- [What to do] Take the listing from its first line through the line that contains "(N\n) at (288,\y)" and please retype those lines exactly, leaving out the pictures.

- [Rows from a dataset of charts and code]
####################

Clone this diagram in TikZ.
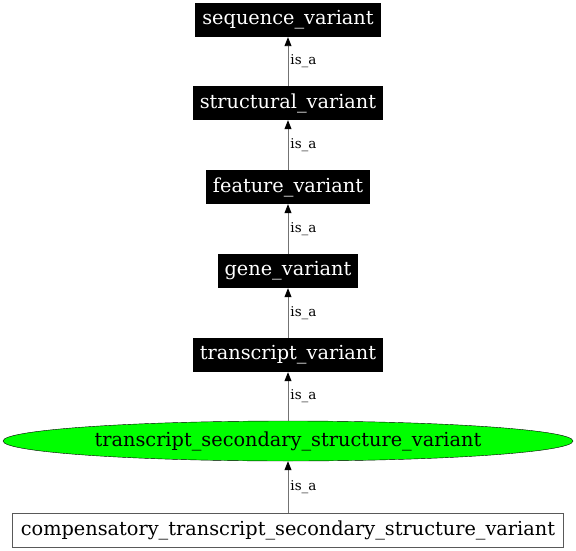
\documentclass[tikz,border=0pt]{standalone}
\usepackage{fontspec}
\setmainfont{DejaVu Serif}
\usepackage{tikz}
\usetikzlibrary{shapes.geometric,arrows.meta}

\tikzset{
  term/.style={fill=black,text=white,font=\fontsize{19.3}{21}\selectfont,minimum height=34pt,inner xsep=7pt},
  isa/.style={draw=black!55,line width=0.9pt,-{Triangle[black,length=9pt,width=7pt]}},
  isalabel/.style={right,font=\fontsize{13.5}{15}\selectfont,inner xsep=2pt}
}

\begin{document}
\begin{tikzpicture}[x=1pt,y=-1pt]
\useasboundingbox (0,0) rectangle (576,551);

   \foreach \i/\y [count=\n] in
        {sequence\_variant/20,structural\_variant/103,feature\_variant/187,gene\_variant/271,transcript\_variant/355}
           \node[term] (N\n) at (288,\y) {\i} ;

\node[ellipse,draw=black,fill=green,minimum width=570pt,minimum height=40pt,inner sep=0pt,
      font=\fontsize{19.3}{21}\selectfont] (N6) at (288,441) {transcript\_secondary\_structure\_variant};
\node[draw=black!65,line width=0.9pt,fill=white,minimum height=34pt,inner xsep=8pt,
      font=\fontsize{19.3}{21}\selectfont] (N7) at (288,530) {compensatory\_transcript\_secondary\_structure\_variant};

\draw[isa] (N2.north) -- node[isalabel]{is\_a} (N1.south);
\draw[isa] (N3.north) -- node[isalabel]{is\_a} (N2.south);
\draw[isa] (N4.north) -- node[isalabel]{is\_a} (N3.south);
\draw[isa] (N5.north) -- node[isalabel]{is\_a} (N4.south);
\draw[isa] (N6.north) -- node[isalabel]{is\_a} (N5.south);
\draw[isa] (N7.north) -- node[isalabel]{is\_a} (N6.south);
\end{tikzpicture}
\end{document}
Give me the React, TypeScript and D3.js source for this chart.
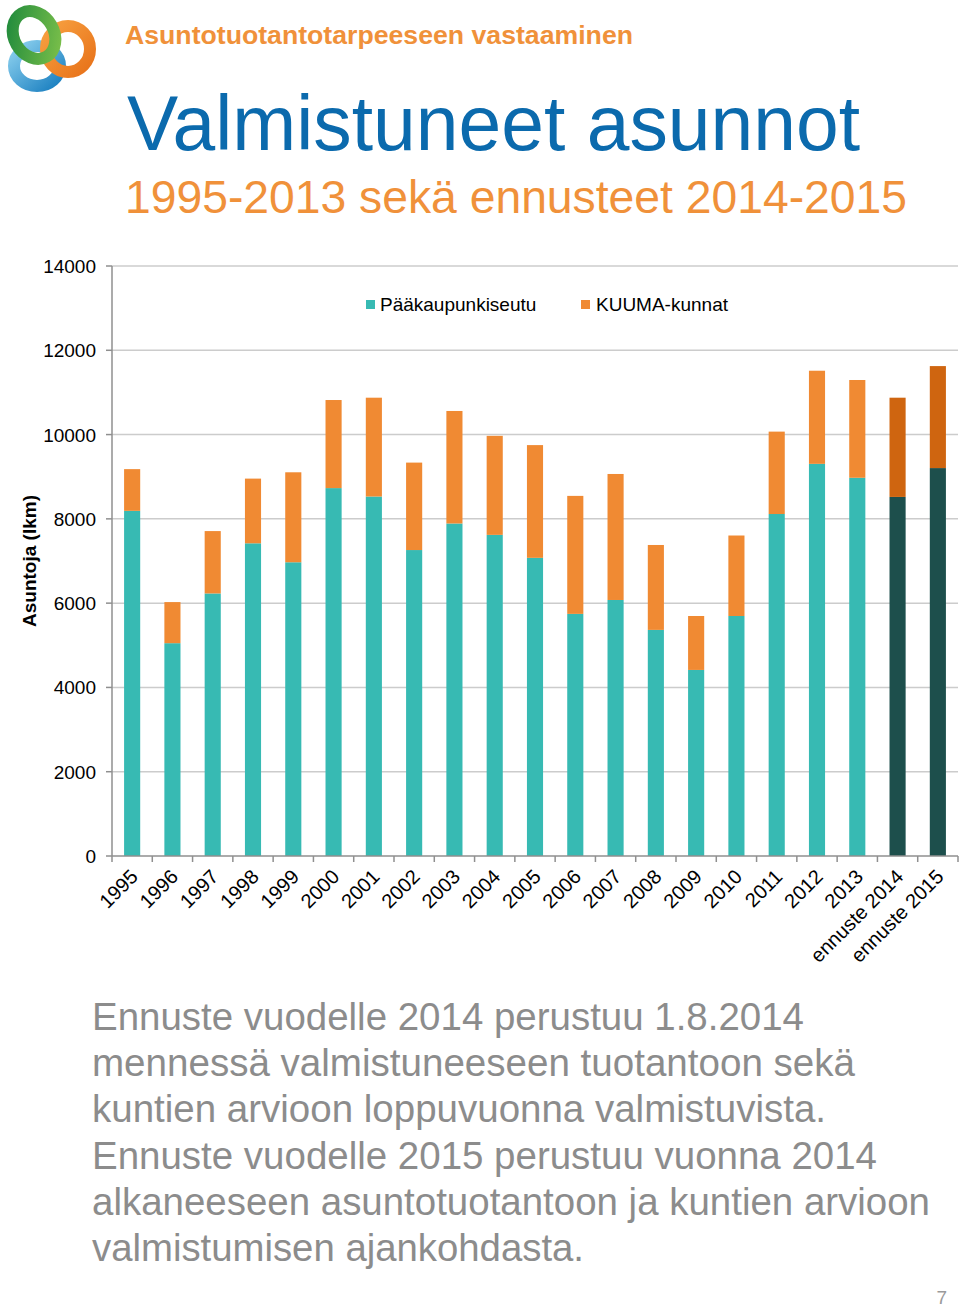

####################

- [Problem solution]
Clone this diagram in TikZ.
\documentclass[tikz,border=0pt]{standalone}
\usepackage{fontspec}
\setmainfont{DejaVu Serif}
\usepackage{tikz}
\usetikzlibrary{shapes.geometric,arrows.meta}

\tikzset{
  term/.style={fill=black,text=white,font=\fontsize{19.3}{21}\selectfont,minimum height=34pt,inner xsep=7pt},
  isa/.style={draw=black!55,line width=0.9pt,-{Triangle[black,length=9pt,width=7pt]}},
  isalabel/.style={right,font=\fontsize{13.5}{15}\selectfont,inner xsep=2pt}
}

\begin{document}
\begin{tikzpicture}[x=1pt,y=-1pt]
\useasboundingbox (0,0) rectangle (576,551);

   \foreach \i/\y [count=\n] in
        {sequence\_variant/20,structural\_variant/103,feature\_variant/187,gene\_variant/271,transcript\_variant/355}
           \node[term] (N\n) at (288,\y) {\i} ;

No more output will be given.